Instruction - Set the listing down again in full, word for word, with the pictures left out.

Data excerpt -
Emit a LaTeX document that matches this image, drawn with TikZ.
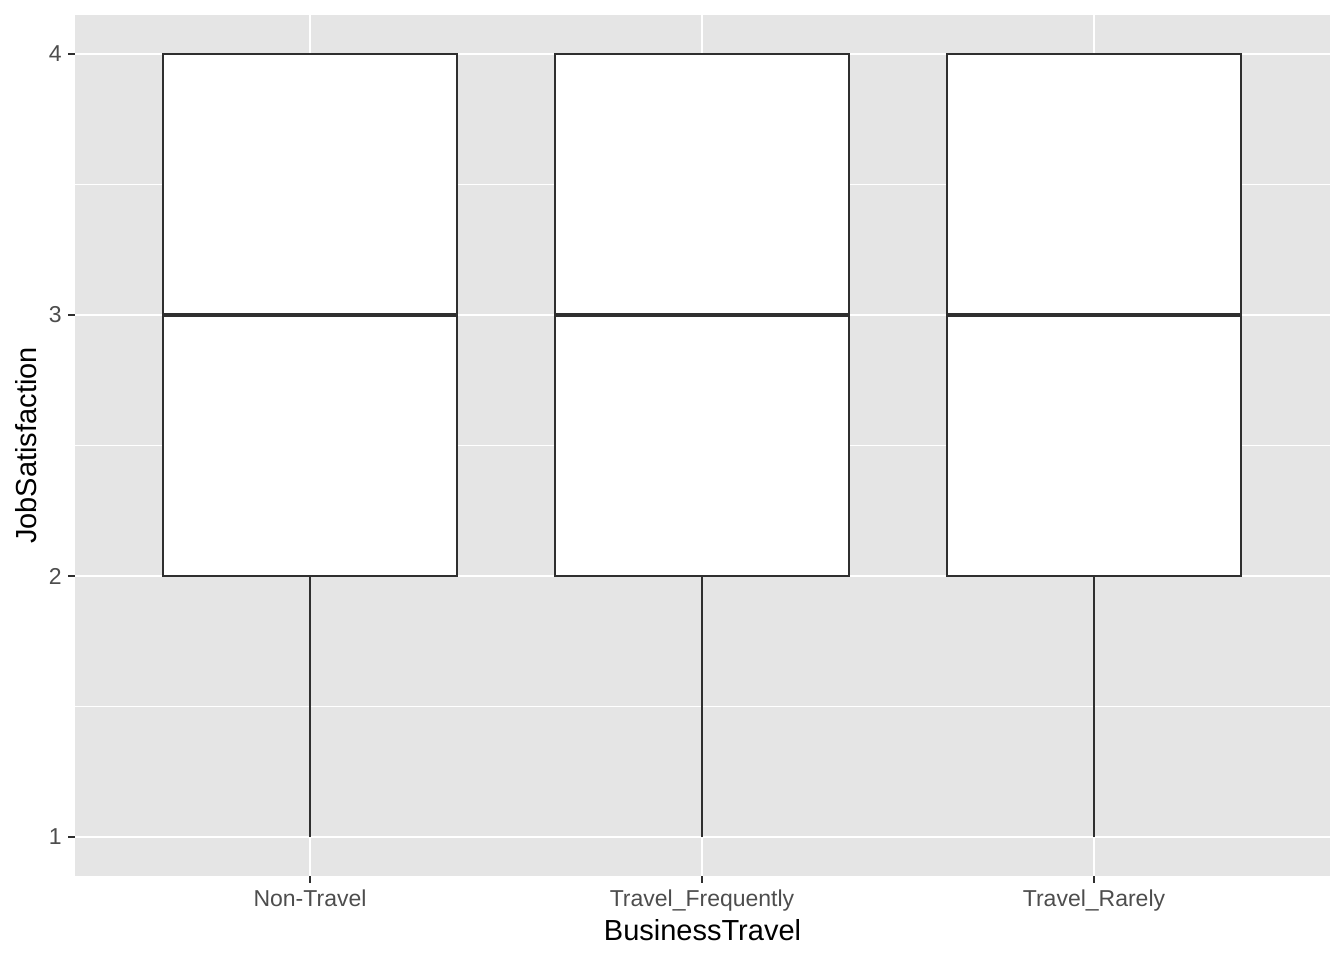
\documentclass[tikz,border=0pt]{standalone}
\usepackage{fontspec}
\setmainfont{Liberation Sans}
\usepackage{tikz}
\usetikzlibrary{calc,positioning}
\definecolor{panelgray}{HTML}{E5E5E5}
\definecolor{boxline}{HTML}{2F2F2F}
\definecolor{ticklab}{HTML}{4D4D4D}

\begin{document}
\begin{tikzpicture}[x=0.5pt,y=-0.5pt,
    ticklabel/.style={text=ticklab, font=\fontsize{11.5}{12}\selectfont, inner sep=0pt},
    axistitle/.style={text=black, font=\fontsize{14.5}{16}\selectfont, inner sep=0pt},
    boxstyle/.style={draw=boxline, fill=white, line width=1.15pt},
    majorgrid/.style={white, line width=1.25pt},
    minorgrid/.style={white, line width=0.6pt}]
    \pgfmathsetmacro{\left}{75}
    \pgfmathsetmacro{\right}{1330}
    \pgfmathsetmacro{\top}{15}
    \pgfmathsetmacro{\bot}{876}
    \pgfmathsetmacro{\half}{147}

    \useasboundingbox (0,0) rectangle (1344,960);
    % panel
    \fill[panelgray] (\left,\top) rectangle (\right,\bot);
    \draw[minorgrid] (\left,184.5) -- (\right,184.5);
    \draw[minorgrid] (\left,445.5) -- (\right,445.5);
    \draw[minorgrid] (\left,706.5) -- (\right,706.5);
    \draw[majorgrid] (\left,54) -- (\right,54);
    \draw[majorgrid] (\left,315) -- (\right,315);
    \draw[majorgrid] (\left,576) -- (\right,576);
    \draw[majorgrid] (\left,837) -- (\right,837);
    \draw[majorgrid] (310,\top) -- (310,\bot);
    \draw[majorgrid] (702,\top) -- (702,\bot);
    \draw[majorgrid] (1094,\top) -- (1094,\bot);

    % boxes
    \foreach \cx/\nm in {310/non, 702/freq, 1094/rare}{
      \coordinate (\nm-q1) at (\cx,576);
      \coordinate (\nm-min) at (\cx,837);
      \draw[boxline, line width=1.15pt] (\nm-q1) -- (\nm-min);
      \draw[boxstyle] (\cx-\half,54) rectangle (\cx+\half,576);
      \draw[boxline, line width=2.3pt] (\cx-\half,315) -- (\cx+\half,315);
    }

    % y axis
    \foreach \yy/\lab in {54/4, 315/3, 576/2, 837/1}{
      \draw[boxline, line width=1.15pt] (68,\yy) -- (\left,\yy);
      \node[ticklabel, anchor=east] (ytick\lab) at (62,\yy) {\lab};
    }
    % x axis
    \foreach \xx/\lab/\nm in {310/Non-Travel/non, 702/Travel\_Frequently/freq, 1094/Travel\_Rarely/rare}{
      \draw[boxline, line width=1.15pt] (\xx,\bot) -- (\xx,883);
      \node[ticklabel, anchor=base] (xtick-\nm) at (\xx,906) {\lab};
    }
    \node[axistitle, anchor=base] (xtitle) at (702.5,940) {BusinessTravel};
    \node[axistitle, anchor=base, rotate=90] (ytitle) at (36,445.5) {JobSatisfaction};
  \end{tikzpicture}
\end{document}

The output -
Emit a LaTeX document that matches this image, drawn with TikZ.
\documentclass[tikz,border=0pt]{standalone}
\usepackage{fontspec}
\setmainfont{Liberation Sans}
\usepackage{tikz}
\usetikzlibrary{calc,positioning}
\definecolor{panelgray}{HTML}{E5E5E5}
\definecolor{boxline}{HTML}{2F2F2F}
\definecolor{ticklab}{HTML}{4D4D4D}

\begin{document}
\begin{tikzpicture}[x=0.5pt,y=-0.5pt,
    ticklabel/.style={text=ticklab, font=\fontsize{11.5}{12}\selectfont, inner sep=0pt},
    axistitle/.style={text=black, font=\fontsize{14.5}{16}\selectfont, inner sep=0pt},
    boxstyle/.style={draw=boxline, fill=white, line width=1.15pt},
    majorgrid/.style={white, line width=1.25pt},
    minorgrid/.style={white, line width=0.6pt}]
    \pgfmathsetmacro{\left}{75}
    \pgfmathsetmacro{\right}{1330}
    \pgfmathsetmacro{\top}{15}
    \pgfmathsetmacro{\bot}{876}
    \pgfmathsetmacro{\half}{147}

    \useasboundingbox (0,0) rectangle (1344,960);
    % panel
    \fill[panelgray] (\left,\top) rectangle (\right,\bot);
    \draw[minorgrid] (\left,184.5) -- (\right,184.5);
    \draw[minorgrid] (\left,445.5) -- (\right,445.5);
    \draw[minorgrid] (\left,706.5) -- (\right,706.5);
    \draw[majorgrid] (\left,54) -- (\right,54);
    \draw[majorgrid] (\left,315) -- (\right,315);
    \draw[majorgrid] (\left,576) -- (\right,576);
    \draw[majorgrid] (\left,837) -- (\right,837);
    \draw[majorgrid] (310,\top) -- (310,\bot);
    \draw[majorgrid] (702,\top) -- (702,\bot);
    \draw[majorgrid] (1094,\top) -- (1094,\bot);

    % boxes
    \foreach \cx/\nm in {310/non, 702/freq, 1094/rare}{
      \coordinate (\nm-q1) at (\cx,576);
      \coordinate (\nm-min) at (\cx,837);
      \draw[boxline, line width=1.15pt] (\nm-q1) -- (\nm-min);
      \draw[boxstyle] (\cx-\half,54) rectangle (\cx+\half,576);
      \draw[boxline, line width=2.3pt] (\cx-\half,315) -- (\cx+\half,315);
    }

    % y axis
    \foreach \yy/\lab in {54/4, 315/3, 576/2, 837/1}{
      \draw[boxline, line width=1.15pt] (68,\yy) -- (\left,\yy);
      \node[ticklabel, anchor=east] (ytick\lab) at (62,\yy) {\lab};
    }
    % x axis
    \foreach \xx/\lab/\nm in {310/Non-Travel/non, 702/Travel\_Frequently/freq, 1094/Travel\_Rarely/rare}{
      \draw[boxline, line width=1.15pt] (\xx,\bot) -- (\xx,883);
      \node[ticklabel, anchor=base] (xtick-\nm) at (\xx,906) {\lab};
    }
    \node[axistitle, anchor=base] (xtitle) at (702.5,940) {BusinessTravel};
    \node[axistitle, anchor=base, rotate=90] (ytitle) at (36,445.5) {JobSatisfaction};
  \end{tikzpicture}
\end{document}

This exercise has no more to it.